The Importance of Vectorization Resurfaces

Sponsored Post

With the open source research code WARP3D for 3-D nonlinear analysis of solids, the importance of vectorization is gaining traction once again. Also on GitHub, , the research code focuses on such simulations to support the development of safety and life prediction methodologies for critical components found typically in energy production and related industries. The discipline emphasis (3-D nonlinear solids), open source, and manageable code size (1,400 routines) appeal to researchers in industry and academia. The appeal is based on a computational technique known as vectorization.

Once the mainstay of high-performance computing (HPC), vectorization has reemerged with new importance given the increasing width of SIMD (vector) registers on each processor core: four doubles with AVX2, eight with AXV-512. Increased vector lengths create opportunities to boost performance in certain classes of software (e.g., large-scale finite element analysis to simulate the nonlinear behavior of mechanical systems).

WARP3D reflects the current hierarchy of parallel computing: MPI to access multiple nodes in a cluster, threads via OpenMP on each node, and vectorization within each thread.

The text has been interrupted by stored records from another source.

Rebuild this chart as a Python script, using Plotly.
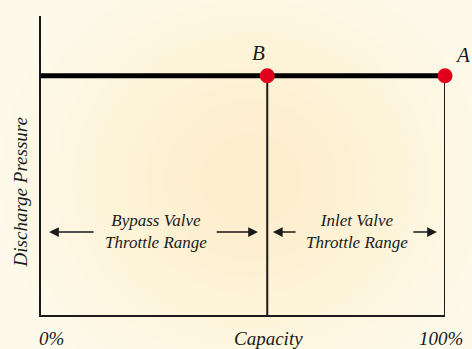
import plotly.graph_objects as go

# capacity in %, discharge pressure (relative)
point_names = ["B", "A"]
capacity = [56, 100]
pressure = [1.0, 1.0]

line_x = [0, 100]
line_y = [1.0, 1.0]

range_labels = ["Bypass Valve<br>Throttle Range", "Inlet Valve<br>Throttle Range"]
range_centers = [28.5, 78.2]
range_level = 0.35

axis_labels = ["0%", "Capacity", "100%"]
axis_label_pos = [0.027, 0.564, 0.99]

FONT = "Liberation Serif"
INK = "#1a1a1a"

fig = go.Figure()

# soft background glow
for i in range(12):
    r = 0.62 - i * 0.045
    fig.add_shape(
        type="circle", xref="paper", yref="paper", layer="below",
        x0=0.52 - r, x1=0.52 + r, y0=0.45 - r * 1.25, y1=0.45 + r * 1.25,
        fillcolor="#f8f0b8", opacity=0.05, line_width=0,
    )

# verticals at B and A
for c in capacity:
    fig.add_trace(go.Scatter(
        x=[c, c], y=[0, pressure[0]], mode="lines",
        line={"color": INK, "width": 2}, hoverinfo="skip",
    ))

# constant discharge pressure line
fig.add_trace(go.Scatter(
    x=line_x, y=line_y, mode="lines",
    line={"color": "#000000", "width": 5}, hoverinfo="skip",
))

fig.add_trace(go.Scatter(
    x=capacity, y=pressure, mode="markers",
    marker={"color": "#e0001b", "size": 15},
    cliponaxis=False, hoverinfo="skip",
))

ann = []
# point labels (paper coords so A can sit past the axis end)
for name, px, py in zip(point_names, [0.538, 1.043], [0.875, 0.868]):
    ann.append(dict(x=px, y=py, xref="paper", yref="paper", text=f"<i>{name}</i>",
                    showarrow=False, xanchor="center", yanchor="middle",
                    font={"size": 21, "color": INK, "family": FONT}))

for label, cx in zip(range_labels, range_centers):
    ann.append(dict(x=cx, y=range_level, text=f"<i>{label}</i>", showarrow=False,
                    font={"size": 17, "color": INK, "family": FONT}))

# range arrows: (tail, head)
arrows = [(13.4, 2.0), (43.1, 53.7), (63.4, 57.4), (91.8, 98.0)]
for tail, head in arrows:
    ann.append(dict(x=head, y=0.347, ax=tail, ay=0.347, axref="x", ayref="y",
                    text="", showarrow=True, arrowhead=2, arrowsize=1.3,
                    arrowwidth=1.5, arrowcolor=INK))

for text, px in zip(axis_labels, axis_label_pos):
    ann.append(dict(x=px, y=-0.08, xref="paper", yref="paper", text=f"<i>{text}</i>",
                    showarrow=False, xanchor="center", yanchor="middle",
                    font={"size": 19, "color": INK, "family": FONT}))

ann.append(dict(x=-0.052, y=0.41, xref="paper", yref="paper", textangle=-90,
                xanchor="center", yanchor="middle",
                text="<i>Discharge Pressure</i>", showarrow=False,
                font={"size": 19, "color": INK, "family": FONT}))

fig.update_layout(
    width=472, height=349,
    margin={"l": 41, "r": 27, "t": 16, "b": 34},
    paper_bgcolor="#fdfaec",
    plot_bgcolor="rgba(0,0,0,0)",
    showlegend=False,
    annotations=ann,
    xaxis={"range": [0, 100], "showgrid": False, "zeroline": False,
           "showticklabels": False, "showline": True, "linecolor": INK,
           "linewidth": 2, "fixedrange": True},
    yaxis={"range": [0, 1.25], "showgrid": False, "zeroline": False,
           "showticklabels": False, "showline": True, "linecolor": INK,
           "linewidth": 2, "fixedrange": True},
)

fig.write_html(
    "out.html",
    config={"displayModeBar": False},
    post_script="document.body.style.margin='0';document.body.style.overflow='hidden';",
)
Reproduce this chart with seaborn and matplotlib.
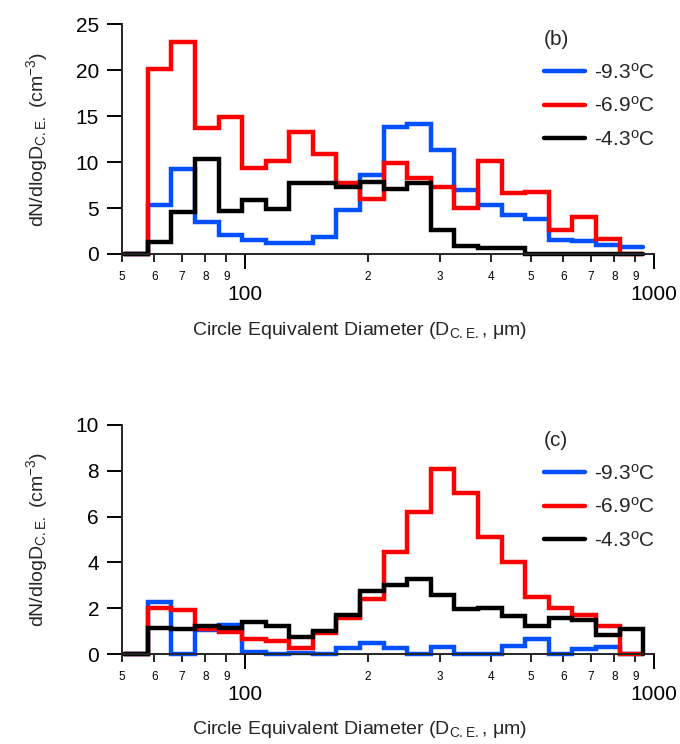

Realistic simulations to predict complex behavior (e.g., the internal stresses created in welding a large component) require many hours of parallel computation on current computers. The pervasive matrix operations to achieve solutions map very well onto this hierarchy of parallel computing. Increased use of vectorization at the core level provides a direct multiplying effect on performance across concurrently executing threads and MPI ranks.

Vectorization as implemented in WARP3D was developed continuously over the last 20 years, and the code adopts many of the evolving features in Fortran. The contributors employ components of Intel® Parallel Studio XE, (Intel® Fortran Compiler, Intel® Math Kernel Library, and Intel® MPI Library) to build executables included with the open source distribution for Linux, Windows, and MacOS. WARP3D follows an implicit formulation of the nonlinear finite element method that necessitates solutions for very large, evolving sets of linear equations—the PARDISO and CPARDISO packages in Intel Math Kernel Library provide exceptional performance. Examples described here also illustrate the new Intel® Advisor 2017 with roofline analysis that enables more convenient and in-depth exploration of loop-level performance.

[clickToTweet tweet=”Vectorization offers potential speedups in codes with significant array-based computations” quote=”Vectorization offers potential speedups in codes with significant array-based computations”]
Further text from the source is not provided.